Thank you for praying. I have been doing well. After a 27 hours of travel in two cars and three planes, my first meal was an unavoidable wheat-filled dish which I knew would cause me problems. Prayer before meals was more than a ritual that night! Thank God, I had no sign of problems at all. A small, but happy little miracle.
More exciting (by several orders of magnitude!), there were two times last week when I felt that my being here actually made a difference. The first was my opportunity to share with the Kenya translation team about comprehension checks. DOOR International has teams of Deaf people from Kenya, Burundi, Ethiopia, and Zambia, each working on translating selected Bible portions into their respective sign languages. The teams have been translating and recording drafts for 8 months, working very hard, but without doing community checks to see if people can understand their work. My experience in Japan is that what we think is understandable (to us, it is, since we know the passages already) can be totally misunderstood by non-church people. Essentially, I was supposed to prepare them for the possibility that 8 months of work might go up in smoke.

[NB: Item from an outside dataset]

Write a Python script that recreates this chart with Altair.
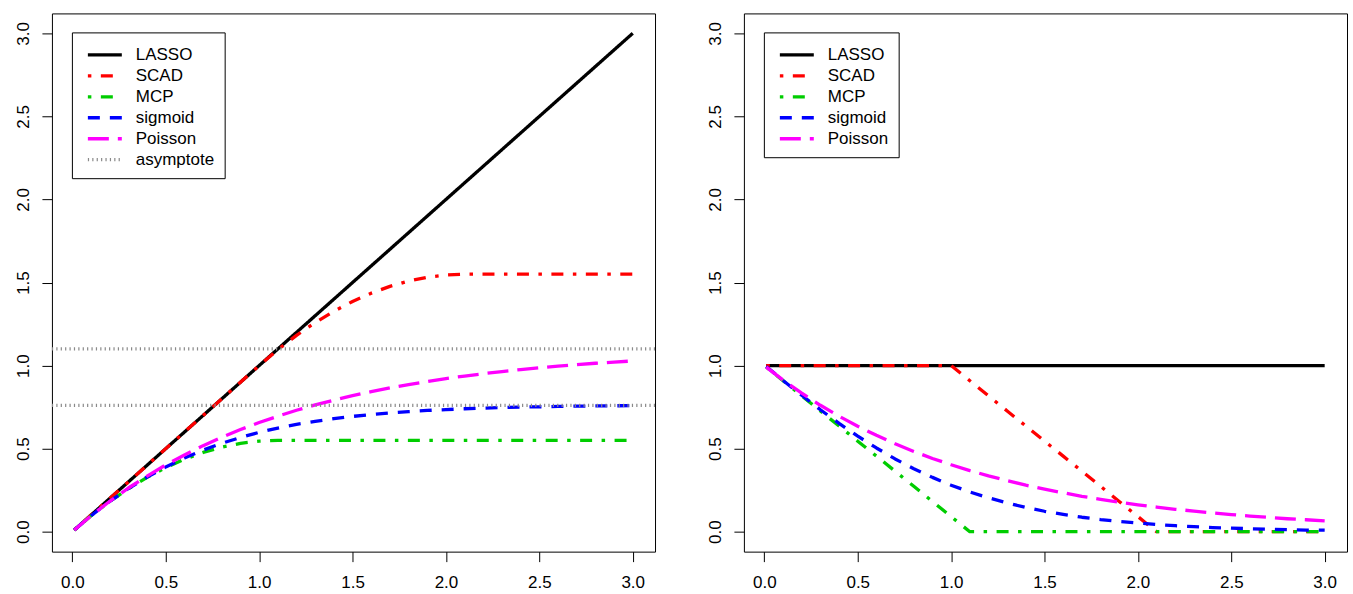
import altair as alt
import pandas as pd

# ---------------- data ----------------
x_grid = [0.01, 0.1, 0.2, 0.3, 0.4, 0.5, 0.6, 0.7, 0.8, 0.9, 1.0,
          1.1, 1.2, 1.3, 1.4, 1.5, 1.6, 1.7, 1.8, 1.9, 2.0,
          2.1, 2.2, 2.3, 2.4, 2.5, 2.6, 2.7, 2.8, 2.9, 3.0]

# left panel: penalty functions
lasso_pen = [0.01, 0.1, 0.2, 0.3, 0.4, 0.5, 0.6, 0.7, 0.8, 0.9, 1.0,
             1.1, 1.2, 1.3, 1.4, 1.5, 1.6, 1.7, 1.8, 1.9, 2.0,
             2.1, 2.2, 2.3, 2.4, 2.5, 2.6, 2.7, 2.8, 2.9, 3.0]
scad_pen = [0.01, 0.1, 0.2, 0.3, 0.4, 0.5, 0.6, 0.7, 0.8, 0.9, 1.0,
            1.096, 1.182, 1.259, 1.327, 1.386, 1.436, 1.477, 1.509, 1.532, 1.545,
            1.55, 1.55, 1.55, 1.55, 1.55, 1.55, 1.55, 1.55, 1.55, 1.55]
mcp_pen = [0.01, 0.096, 0.182, 0.259, 0.327, 0.386, 0.436, 0.477, 0.509, 0.532, 0.545,
           0.55, 0.55, 0.55, 0.55, 0.55, 0.55, 0.55, 0.55, 0.55, 0.55,
           0.55, 0.55, 0.55, 0.55, 0.55, 0.55, 0.55, 0.55, 0.55, 0.55]
sigmoid_pen = [0.01, 0.096, 0.182, 0.260, 0.329, 0.390, 0.444, 0.491, 0.532, 0.567, 0.598,
               0.624, 0.646, 0.664, 0.680, 0.694, 0.705, 0.715, 0.723, 0.730, 0.735,
               0.740, 0.744, 0.747, 0.750, 0.752, 0.754, 0.756, 0.757, 0.758, 0.759]
poisson_pen = [0.01, 0.096, 0.183, 0.263, 0.335, 0.402, 0.462, 0.518, 0.569, 0.615, 0.657,
               0.695, 0.731, 0.763, 0.792, 0.819, 0.843, 0.866, 0.886, 0.904, 0.922,
               0.937, 0.951, 0.964, 0.976, 0.987, 0.997, 1.006, 1.014, 1.021, 1.028]
asymptotes = [1.1, 0.76]

# right panel: derivatives
lasso_der = [1.0] * 31
scad_der = [1.0, 1.0, 1.0, 1.0, 1.0, 1.0, 1.0, 1.0, 1.0, 1.0, 1.0,
            0.909, 0.818, 0.727, 0.636, 0.545, 0.455, 0.364, 0.273, 0.182, 0.091,
            0.0, 0.0, 0.0, 0.0, 0.0, 0.0, 0.0, 0.0, 0.0, 0.0]
mcp_der = [0.991, 0.909, 0.818, 0.727, 0.636, 0.545, 0.455, 0.364, 0.273, 0.182, 0.091,
           0.0, 0.0, 0.0, 0.0, 0.0, 0.0, 0.0, 0.0, 0.0, 0.0,
           0.0, 0.0, 0.0, 0.0, 0.0, 0.0, 0.0, 0.0, 0.0, 0.0]
sigmoid_der = [0.995, 0.910, 0.821, 0.734, 0.652, 0.575, 0.504, 0.438, 0.379, 0.327, 0.280,
               0.239, 0.204, 0.173, 0.146, 0.123, 0.104, 0.087, 0.073, 0.062, 0.052,
               0.043, 0.036, 0.030, 0.025, 0.021, 0.018, 0.015, 0.012, 0.010, 0.009]
poisson_der = [0.991, 0.913, 0.834, 0.761, 0.695, 0.635, 0.580, 0.529, 0.483, 0.441, 0.403,
               0.368, 0.336, 0.307, 0.280, 0.256, 0.234, 0.213, 0.195, 0.178, 0.162,
               0.148, 0.135, 0.124, 0.113, 0.103, 0.094, 0.086, 0.078, 0.072, 0.065]

names = ["LASSO", "SCAD", "MCP", "sigmoid", "Poisson"]
colors = ["#000000", "#FF0000", "#00CD00", "#0000FF", "#FF00FF"]
dashes = [[1, 0], [3.5, 9.5, 12, 9.5], [3.5, 9.5, 12, 9.5], [12, 10], [21, 9]]
widths = [3.3, 3.3, 3.3, 3.3, 3.3]

tick_vals = [0, 0.5, 1.0, 1.5, 2.0, 2.5, 3.0]
FONT = "Liberation Sans"


def long_table(series):
    rows = []
    for name, vals in zip(names, series):
        for xv, yv in zip(x_grid, vals):
            rows.append({"x": xv, "y": yv, "name": name})
    return pd.DataFrame(rows)


def panel(series, with_asym):
    df = long_table(series)
    dom = list(names)
    col = list(colors)
    dsh = [list(d) for d in dashes]
    wid = list(widths)
    if with_asym:
        dom.append("asymptote")
        col.append("#8a8a8a")
        dsh.append([1.2, 3.2])
        wid.append(1)
    leg = alt.Legend(title=None, orient="none", legendX=20, legendY=19,
                     symbolType="M-0.619,0L2.619,0", symbolSize=441,
                     labelFontSize=17, labelFont=FONT, labelColor="black",
                     labelOffset=29, strokeColor="black", fillColor="white",
                     padding=10, rowPadding=0, cornerRadius=0, labelLimit=300)
    yscale = alt.Scale(domain=[-0.12, 3.12], nice=False, zero=False)
    xenc = alt.X("x:Q", scale=alt.Scale(domain=[-0.1096, 3.1196], nice=False, zero=False),
                 axis=alt.Axis(values=tick_vals, format=".1f", title=None, domain=False,
                               grid=False, tickSize=10, tickColor="black", tickWidth=1,
                               labelFontSize=17, labelFont=FONT, labelColor="black",
                               labelPadding=13, labelBaseline="top", labelFlush=False,
                               labelOverlap=False))
    yenc = alt.Y("y:Q", scale=yscale,
                 axis=alt.Axis(values=tick_vals, format=".1f", title=None, domain=False,
                               grid=False, tickSize=10, tickColor="black", tickWidth=1,
                               labelFontSize=17, labelFont=FONT, labelColor="black",
                               labelAngle=270, labelAlign="center",
                               labelBaseline="alphabetic", labelPadding=13.5,
                               labelFlush=False, labelOverlap=False))
    cenc = alt.Color("name:N", scale=alt.Scale(domain=dom, range=col), legend=leg)
    denc = alt.StrokeDash("name:N", scale=alt.Scale(domain=dom, range=dsh), legend=leg)
    wenc = alt.StrokeWidth("name:N", scale=alt.Scale(domain=dom, range=wid), legend=leg)
    layers = []
    for n in names:
        layers.append(alt.Chart(df).transform_filter(alt.datum.name == n)
                      .mark_line(strokeJoin="round")
                      .encode(x=xenc, y=yenc, color=cenc, strokeDash=denc, strokeWidth=wenc))
    if with_asym:
        adf = pd.DataFrame({"y": asymptotes, "name": ["asymptote"] * len(asymptotes)})
        layers.append(alt.Chart(adf).mark_rule().encode(
            y=alt.Y("y:Q", scale=yscale),
            color=cenc, strokeDash=denc, strokeWidth=wenc))
    return alt.layer(*layers).properties(width=604, height=539)


left = panel([lasso_pen, scad_pen, mcp_pen, sigmoid_pen, poisson_pen], True)
right = panel([lasso_der, scad_der, mcp_der, sigmoid_der, poisson_der], False)

chart = alt.hconcat(left, right, spacing=89, bounds="flush").resolve_scale(
    color="independent", strokeDash="independent", strokeWidth="independent"
).resolve_legend(
    color="independent", strokeDash="independent", strokeWidth="independent"
).properties(
    padding={"left": 14, "top": 12, "right": 5, "bottom": 5},
    background="white",
).configure_view(stroke="black", strokeWidth=1)

chart.save("out.html", embed_options={"renderer": "svg", "actions": False})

As the time drew closer, I stopped my exegetical checking work and began writing up some notes. After about a half hour, I saved the file, and then started to add a few more lines before printing it out, when the power went out.
With no way to print it out, I walked down to the room note-free, expecting to give a 15 minute testimonial on why community checks were important to us. An hour and a half later, after lots of interaction back and forth, they understood that tomorrow ‘s event, however it turned out, was not about Wycliffe outsiders coming in to tell them that their translation had problems, but people from their own community coming to tell them what the translation was actually communicating. They seemed much more relaxed and ready for whatever might come.
The next day, I was first on for practice coordinating a community check. Five community people, several from the translation team, a Deaf staff person, an interpreter, and a handful of observers made for a full room–very different from the one checker and few ViBi staff I was used to in our checks. Nor could I speak the language of the translation. A Kenyan Deaf staff person led the process, and my interpreter would give him my questions.
He did a marvelous job of getting responses without giving away the meaning of the passage, and I had less and less need to feed questions as he was drawing out most of the information on his own. The real turning point came, though, when with a couple of questions left on my list, I asked if the students, the translators themselves, had any questions. They immediately affirmed, and jumped in to ask the most important question on my list. My heart swelled.
It was obvious that they fully understood the passage, understood the process, could see the potential understanding gaps, and were eager to find and correct them. Not only this, they asked the questions in such a non-threatening way that the checking process was enhanced even more. It was obvious that they were sold on the idea of community checks, convinced that their work will be enhanced by it. It made a big difference in our work when we found out about it from Wycliffe people years ago, and it looks like the same will happen here. Their enthusiastic and joy-filled faces will stand in my memory for a long time. Thanks for praying!